People throughout history have yearned for quieter, simpler times whenever new technologies emerged. This was true with the arrival of written language, the printing press, the telegraph, railroads, the telephone, radio, TV, the internet, and of course the explosion of new electronics in the past 30 years. Some people created distance from the subsequent busyness and information strain by escaping to nature (Thoreau), others by avoiding it for as long as possible. What I think our kids need help with is experiencing the value of digital respites, being more internally directed and aware, and learning how to be comfortable with solitude.
Kids, and especially teenagers, need still times to gather themselves. These gaps would allow them to bring loads of outside information and stimuli inside to sort through and process. They would feel in control of their emotions and experiences because they would discover what they want and need.
The comedian Louis C.K., in a Rolling Stone interview on 4-25-13, described how he used to get writer’s block when working on new material, and in his frustration he’d move over to the Internet to buy something or cruise social networking sites. But he realized he was missing out on something crucial to his creative process: when he stuck with the frustrations, his best creative thoughts and epiphanies emerged. So he started writing on a computer with no Internet connection to allow those innovative ideas to percolate. I worry that teens that are constantly multitasking and being incessantly interrupted by texts, emails, and other electronics never achieve the “flow” moments and deep engagement necessary for true creative and original thought.

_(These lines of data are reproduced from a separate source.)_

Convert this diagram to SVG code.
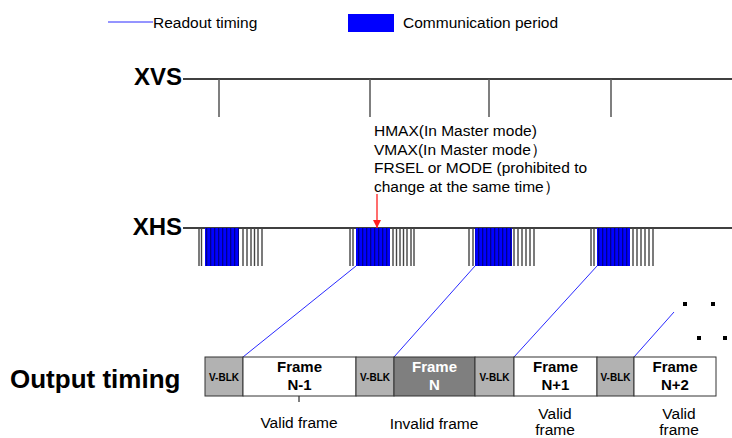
<svg xmlns="http://www.w3.org/2000/svg" width="732" height="438" viewBox="0 0 732 438">
<defs>
  <pattern id="comm" x="0" y="0" width="4" height="40" patternUnits="userSpaceOnUse">
    <rect x="0" y="0" width="4" height="40" fill="#0000ff"/>
    <rect x="2" y="0" width="1.3" height="40" fill="#00008b"/>
  </pattern>
  <marker id="redhead" viewBox="0 0 10 10" refX="10" refY="5" markerWidth="8" markerHeight="8" markerUnits="userSpaceOnUse" orient="auto">
    <path d="M0,0 L10,5 L0,10 z" fill="#ff2020"/>
  </marker>
</defs>
<style>
  .t { font-family: "Liberation Sans", Arial, sans-serif; fill: #000; }
  .reg { font-size: 15.5px; }
  .big { font-size: 24px; font-weight: bold; }
  .fr { font-size: 15px; font-weight: bold; text-anchor: middle; }
  .vb { font-size: 10px; font-weight: bold; text-anchor: middle; }
  .lbl { font-size: 15.5px; text-anchor: middle; }
  .sig { stroke: #000; stroke-width: 1.3; }
  .tick { stroke: #555; stroke-width: 1.5; }
  .pl { stroke: #444; stroke-width: 1.4; }
  .ro { stroke: #2a2aff; stroke-width: 1; fill: none; }
  .vblk { fill: #b2b2b2; stroke: #333; stroke-width: 1; }
  .frw { fill: #fff; stroke: #333; stroke-width: 1; }
  .frd { fill: #7f7f7f; stroke: #333; stroke-width: 1; }
</style>

<g id="legend">
  <line x1="108" y1="22" x2="153" y2="22" class="ro"/>
  <text x="153" y="28" class="t reg">Readout timing</text>
  <rect x="348" y="14" width="46" height="18" fill="#0000ff"/>
  <text x="403" y="28" class="t reg">Communication period</text>
</g>

<g id="xvs">
  <text x="182" y="85" class="t big" text-anchor="end">XVS</text>
  <line x1="183" y1="79" x2="732" y2="79" class="sig"/>
  <line x1="219" y1="79" x2="219" y2="117" class="tick"/>
  <line x1="370" y1="79" x2="370" y2="117" class="tick"/>
  <line x1="489" y1="79" x2="489" y2="117" class="tick"/>
  <line x1="611" y1="79" x2="611" y2="117" class="tick"/>
</g>

<g id="note">
  <text x="374" y="136" class="t reg">HMAX(In Master mode)</text>
  <text x="374" y="154.5" class="t reg">VMAX(In Master mode）</text>
  <text x="374" y="173" class="t reg">FRSEL or MODE (prohibited to</text>
  <text x="374" y="191.5" class="t reg">change at the same time）</text>
</g>

<g id="xhs">
  <text x="182" y="235" class="t big" text-anchor="end">XHS</text>
  <line x1="183" y1="228" x2="732" y2="228" class="sig"/>
  <g id="pulses1">
    <path class="pl" d="M199,228V266M201.5,228V266M243,228V266M247,228V266M251,228V266M254.5,228V266M258,228V266M262,228V266"/>
    <rect x="205" y="228" width="34" height="38" fill="url(#comm)"/>
  </g>
  <g id="pulses2">
    <path class="pl" d="M350,228V266M353,228V266M393,228V266M396.5,228V266M400,228V266M403.5,228V266M407,228V266M411,228V266M414,228V266"/>
    <rect x="356" y="228" width="34" height="38" fill="url(#comm)"/>
  </g>
  <g id="pulses3">
    <path class="pl" d="M469,228V266M473,228V266M514,228V266M518,228V266M522,228V266M526,228V266M530,228V266M534,228V266"/>
    <rect x="475" y="228" width="37" height="38" fill="url(#comm)"/>
  </g>
  <g id="pulses4">
    <path class="pl" d="M591,228V266M594,228V266M633,228V266M637,228V266M641,228V266M645,228V266M649,228V266M653,228V266"/>
    <rect x="597" y="228" width="33" height="38" fill="url(#comm)"/>
  </g>
</g>

<g id="connectors">
  <line x1="377" y1="194" x2="377" y2="228" stroke="#ff2020" stroke-width="1.3" marker-end="url(#redhead)"/>
  <line x1="356" y1="266" x2="243" y2="357" class="ro"/>
  <line x1="475" y1="266" x2="394" y2="357" class="ro"/>
  <line x1="597" y1="266" x2="514" y2="357" class="ro"/>
  <line x1="674" y1="312" x2="634" y2="357" class="ro"/>
  <line x1="299" y1="396" x2="299" y2="402" stroke="#000" stroke-width="1"/>
</g>

<g id="dots" fill="#000">
  <rect x="683" y="302" width="4" height="4"/>
  <rect x="711" y="302" width="4" height="4"/>
  <rect x="697" y="336" width="4" height="4"/>
  <rect x="723" y="336" width="4" height="4"/>
</g>

<text x="10" y="388" class="t" style="font-size:26px;font-weight:bold">Output timing</text>

<g id="vblk1"><rect x="205" y="357" width="38" height="39" class="vblk"/><text x="224" y="380.5" class="t vb">V-BLK</text></g>
<g id="frameN-1"><rect x="243" y="357" width="113" height="39" class="frw"/><text x="299.5" y="372" class="t fr">Frame</text><text x="299.5" y="390" class="t fr">N-1</text></g>
<g id="vblk2"><rect x="356" y="357" width="38" height="39" class="vblk"/><text x="375" y="380.5" class="t vb">V-BLK</text></g>
<g id="frameN"><rect x="394" y="357" width="81" height="39" class="frd"/><text x="434.5" y="372" class="t fr" style="fill:#fff">Frame</text><text x="434.5" y="390" class="t fr" style="fill:#fff">N</text></g>
<g id="vblk3"><rect x="475" y="357" width="39" height="39" class="vblk"/><text x="494.5" y="380.5" class="t vb">V-BLK</text></g>
<g id="frameN+1"><rect x="514" y="357" width="83" height="39" class="frw"/><text x="555.5" y="372" class="t fr">Frame</text><text x="555.5" y="390" class="t fr">N+1</text></g>
<g id="vblk4"><rect x="597" y="357" width="37" height="39" class="vblk"/><text x="615.5" y="380.5" class="t vb">V-BLK</text></g>
<g id="frameN+2"><rect x="634" y="357" width="82" height="39" class="frw"/><text x="675" y="372" class="t fr">Frame</text><text x="675" y="390" class="t fr">N+2</text></g>

<g id="labels">
  <text x="299" y="428" class="t lbl">Valid frame</text>
  <text x="434" y="429" class="t lbl">Invalid frame</text>
  <text x="555" y="419" class="t lbl">Valid</text>
  <text x="555" y="435" class="t lbl">frame</text>
  <text x="679" y="419" class="t lbl">Valid</text>
  <text x="679" y="435" class="t lbl">frame</text>
</g>
</svg>
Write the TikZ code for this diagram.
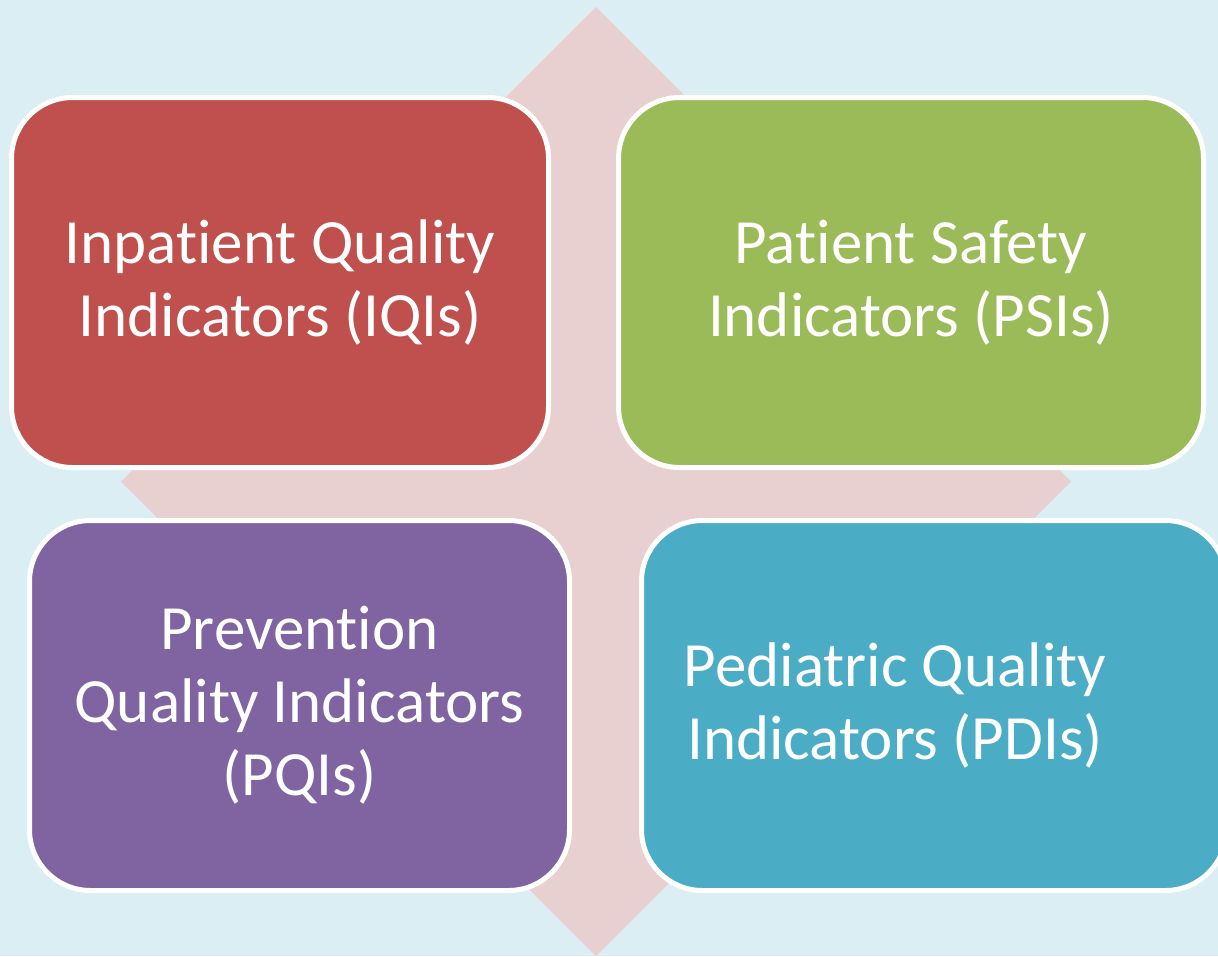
\documentclass[tikz,border=0pt]{standalone}
\usepackage{fontspec}
\setmainfont{Carlito}[Ligatures=NoCommon]
\definecolor{bgblue}{HTML}{DBEEF3}
\definecolor{diamondpink}{HTML}{E8D0D1}
\definecolor{iqired}{HTML}{C0504D}
\definecolor{psigreen}{HTML}{9BBB59}
\definecolor{pqipurple}{HTML}{8064A2}
\definecolor{pdiblue}{HTML}{4BACC6}
\begin{document}
\begin{tikzpicture}[x=1pt,y=-1pt,
  card/.style={rectangle, rounded corners=61pt, draw=white, line width=5pt,
    inner sep=0pt, outer sep=0pt, minimum height=370pt},
  cardtext/.style={text=white, align=center, inner sep=0pt,
    font=\fontsize{63}{73}\selectfont}]
  \useasboundingbox (0,0) rectangle (1218,956);
  \clip (0,0) rectangle (1218,956);
  % background
  \fill[bgblue] (0,0) rectangle (1218,956);
  % central diamond
  \coordinate (dtop) at (596,7);
  \coordinate (dright) at (1071,481.5);
  \coordinate (dbottom) at (596,956);
  \coordinate (dleft) at (121,481.5);
  \fill[diamondpink] (dtop) -- (dright) -- (dbottom) -- (dleft) -- cycle;
  % the four indicator cards
  \node[card, fill=iqired, minimum width=537pt] (iqi) at (280,282.5) {};
  \node[cardtext] (iqitext) at (iqi.center) {Inpatient Quality\\Indicators (IQIs)};
  \node[card, fill=psigreen, minimum width=585pt] (psi) at (911,282.5) {};
  \node[cardtext] (psitext) at (psi.center) {Patient Safety\\Indicators (PSIs)};
  \node[card, fill=pqipurple, minimum width=540pt] (pqi) at (299.5,705.5) {};
  \node[cardtext] (pqitext) at (pqi.center) {Prevention\\Quality Indicators\\(PQIs)};
  \node[card, fill=pdiblue, minimum width=585pt] (pdi) at (934,705.5) {};
  \node[cardtext] (pditext) at (895,705.5) {Pediatric Quality\\Indicators (PDIs)};
\end{tikzpicture}
\end{document}
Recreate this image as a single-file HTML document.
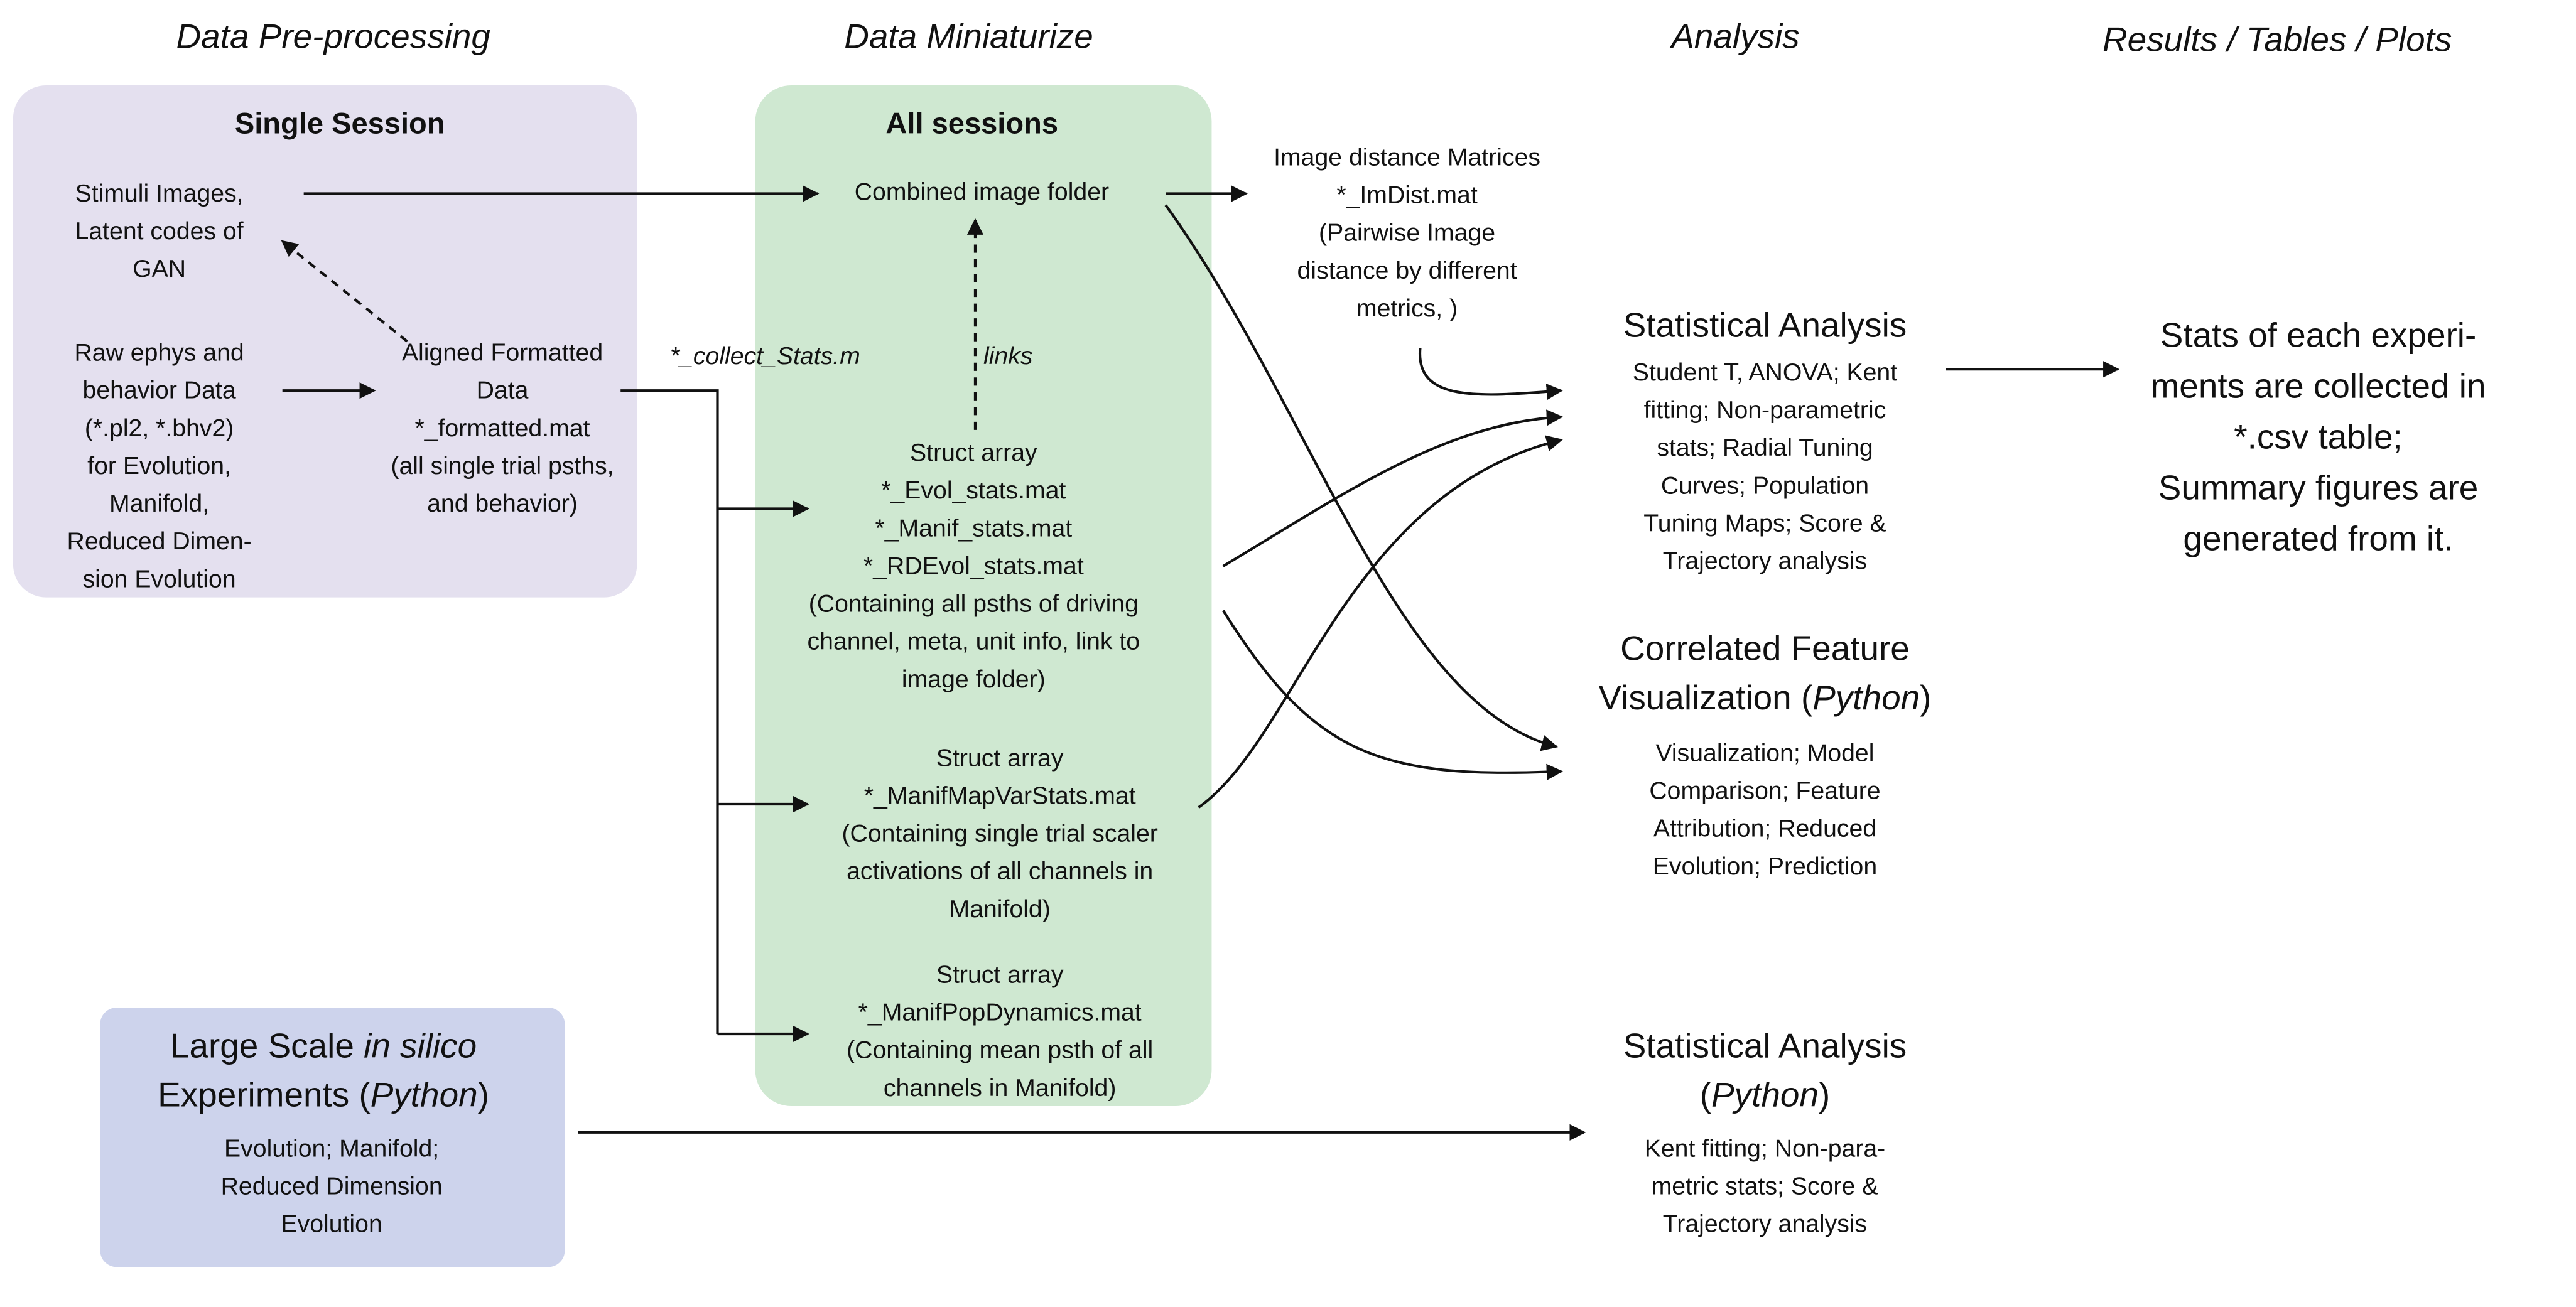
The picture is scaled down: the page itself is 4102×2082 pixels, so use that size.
<!DOCTYPE html>
<html><head><meta charset="utf-8"><style>
html,body{margin:0;padding:0;background:#fff;}
svg{display:block;}
text{font-family:"Liberation Sans",sans-serif;fill:#111;dominant-baseline:central;text-anchor:middle;}
.b{font-size:15px;}
.h{font-size:21px;font-style:italic;}
.t{font-size:21px;}
</style></head><body>
<svg width="4102" height="2082" viewBox="0 0 1569 796.4" preserveAspectRatio="none" xmlns="http://www.w3.org/2000/svg">
<defs><marker id="a" markerWidth="10" markerHeight="10" refX="9" refY="5" orient="auto" markerUnits="userSpaceOnUse"><path d="M0,0 L10,5 L0,10 z" fill="#111"/></marker></defs>
<rect x="8" y="52" width="380" height="312" rx="20" fill="#e4e0ef"/>
<rect x="460" y="52" width="278" height="622" rx="22" fill="#cfe8d1"/>
<rect x="61" y="614" width="283" height="158" rx="10" fill="#cdd3ec"/>
<text class="h" x="203" y="22">Data Pre-processing</text>
<text class="h" x="590" y="22">Data Miniaturize</text>
<text class="h" x="1057" y="22">Analysis</text>
<text class="h" x="1387" y="24">Results / Tables / Plots</text>
<text x="207" y="75" style="font-size:18px;font-weight:bold">Single Session</text>
<text x="592" y="75" style="font-size:18px;font-weight:bold">All sessions</text>
<g class="b">
<text x="97" y="118">Stimuli Images,</text><text x="97" y="141">Latent codes of</text><text x="97" y="164">GAN</text>
<text x="97" y="215">Raw ephys and</text><text x="97" y="238">behavior Data</text><text x="97" y="261">(*.pl2, *.bhv2)</text><text x="97" y="284">for Evolution,</text><text x="97" y="307">Manifold,</text><text x="97" y="330">Reduced Dimen-</text><text x="97" y="353">sion Evolution</text>
<text x="306" y="215">Aligned Formatted</text><text x="306" y="238">Data</text><text x="306" y="261">*_formatted.mat</text><text x="306" y="284">(all single trial psths,</text><text x="306" y="307">and behavior)</text>
<text x="466" y="217" style="font-style:italic">*_collect_Stats.m</text>
<text x="614" y="217" style="font-style:italic">links</text>
<text x="598" y="117">Combined image folder</text>
<text x="593" y="276">Struct array</text><text x="593" y="299">*_Evol_stats.mat</text><text x="593" y="322">*_Manif_stats.mat</text><text x="593" y="345">*_RDEvol_stats.mat</text><text x="593" y="368">(Containing all psths of driving</text><text x="593" y="391">channel, meta, unit info, link to</text><text x="593" y="414">image folder)</text>
<text x="609" y="462">Struct array</text><text x="609" y="485">*_ManifMapVarStats.mat</text><text x="609" y="508">(Containing single trial scaler</text><text x="609" y="531">activations of all channels in</text><text x="609" y="554">Manifold)</text>
<text x="609" y="594">Struct array</text><text x="609" y="617">*_ManifPopDynamics.mat</text><text x="609" y="640">(Containing mean psth of all</text><text x="609" y="663">channels in Manifold)</text>
<text x="857" y="96">Image distance Matrices</text><text x="857" y="119">*_ImDist.mat</text><text x="857" y="142">(Pairwise Image</text><text x="857" y="165">distance by different</text><text x="857" y="188">metrics, )</text>
<text x="1075" y="227">Student T, ANOVA; Kent</text><text x="1075" y="250">fitting; Non-parametric</text><text x="1075" y="273">stats; Radial Tuning</text><text x="1075" y="296">Curves; Population</text><text x="1075" y="319">Tuning Maps; Score &amp;</text><text x="1075" y="342">Trajectory analysis</text>
<text x="1075" y="459">Visualization; Model</text><text x="1075" y="482">Comparison; Feature</text><text x="1075" y="505">Attribution; Reduced</text><text x="1075" y="528">Evolution; Prediction</text>
<text x="1075" y="700">Kent fitting; Non-para-</text><text x="1075" y="723">metric stats; Score &amp;</text><text x="1075" y="746">Trajectory analysis</text>
<text x="202" y="700">Evolution; Manifold;</text><text x="202" y="723">Reduced Dimension</text><text x="202" y="746">Evolution</text>
</g>
<g class="t">
<text x="1075" y="198">Statistical Analysis</text>
<text x="1075" y="395">Correlated Feature</text>
<text x="1075" y="425">Visualization (<tspan font-style="italic">Python</tspan>)</text>
<text x="1075" y="637">Statistical Analysis</text>
<text x="1075" y="667">(<tspan font-style="italic">Python</tspan>)</text>
<text x="197" y="637">Large Scale <tspan font-style="italic">in silico</tspan></text>
<text x="197" y="667">Experiments (<tspan font-style="italic">Python</tspan>)</text>
<text x="1412" y="204">Stats of each experi-</text><text x="1412" y="235">ments are collected in</text><text x="1412" y="266">*.csv table;</text><text x="1412" y="297">Summary figures are</text><text x="1412" y="328">generated from it.</text>
</g>
<g fill="none" stroke="#111" stroke-width="1.6">
<path d="M185,118 H498" marker-end="url(#a)"/>
<path d="M710,118 H759" marker-end="url(#a)"/>
<path d="M594,262 V134" stroke-dasharray="5,4" marker-end="url(#a)"/>
<path d="M248,208 L172,147" stroke-dasharray="5,4" marker-end="url(#a)"/>
<path d="M172,238 H228" marker-end="url(#a)"/>
<path d="M378,238 H437 V630"/>
<path d="M437,310 H492" marker-end="url(#a)"/>
<path d="M437,490 H492" marker-end="url(#a)"/>
<path d="M437,630 H492" marker-end="url(#a)"/>
<path d="M710,125 C800,250 850,430 948,455" marker-end="url(#a)"/>
<path d="M865,212 C862,245 900,242 951,238" marker-end="url(#a)"/>
<path d="M745,345 C820,300 880,258 951,254" marker-end="url(#a)"/>
<path d="M745,372 C800,460 840,475 951,470" marker-end="url(#a)"/>
<path d="M730,492 C790,450 820,300 951,268" marker-end="url(#a)"/>
<path d="M1185,225 H1290" marker-end="url(#a)"/>
<path d="M352,690 H965" marker-end="url(#a)"/>
</g>
</svg>
</body></html>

It’s not enough to prescribe ideas like electronic breaks, writing with pen and paper, being mindful, and spending time in nature to allow gaps from screens. Kids, like us, need to stop looking outward for solutions to inner problems. Stress, information overload, and busyness is not imposed upon us, it’s a choice. Everyone needs to develop the capacity to be alone, and to use and enjoy times of solitude. Teens must become aware of the addictive pull of electronics and the need to be forever connected. Young people who stay endlessly connected to hundreds of “friends” on social media 24/7 haven’t heard in a long time from the most important person in their lives, themselves.
I want our youth to understand and then embrace the positive effects of gap time and alone, quiet moments. Imagination, original thought, creativity, and intuition are found in the still moments of life. Embracing these moments may be the most important lesson your children ever learn.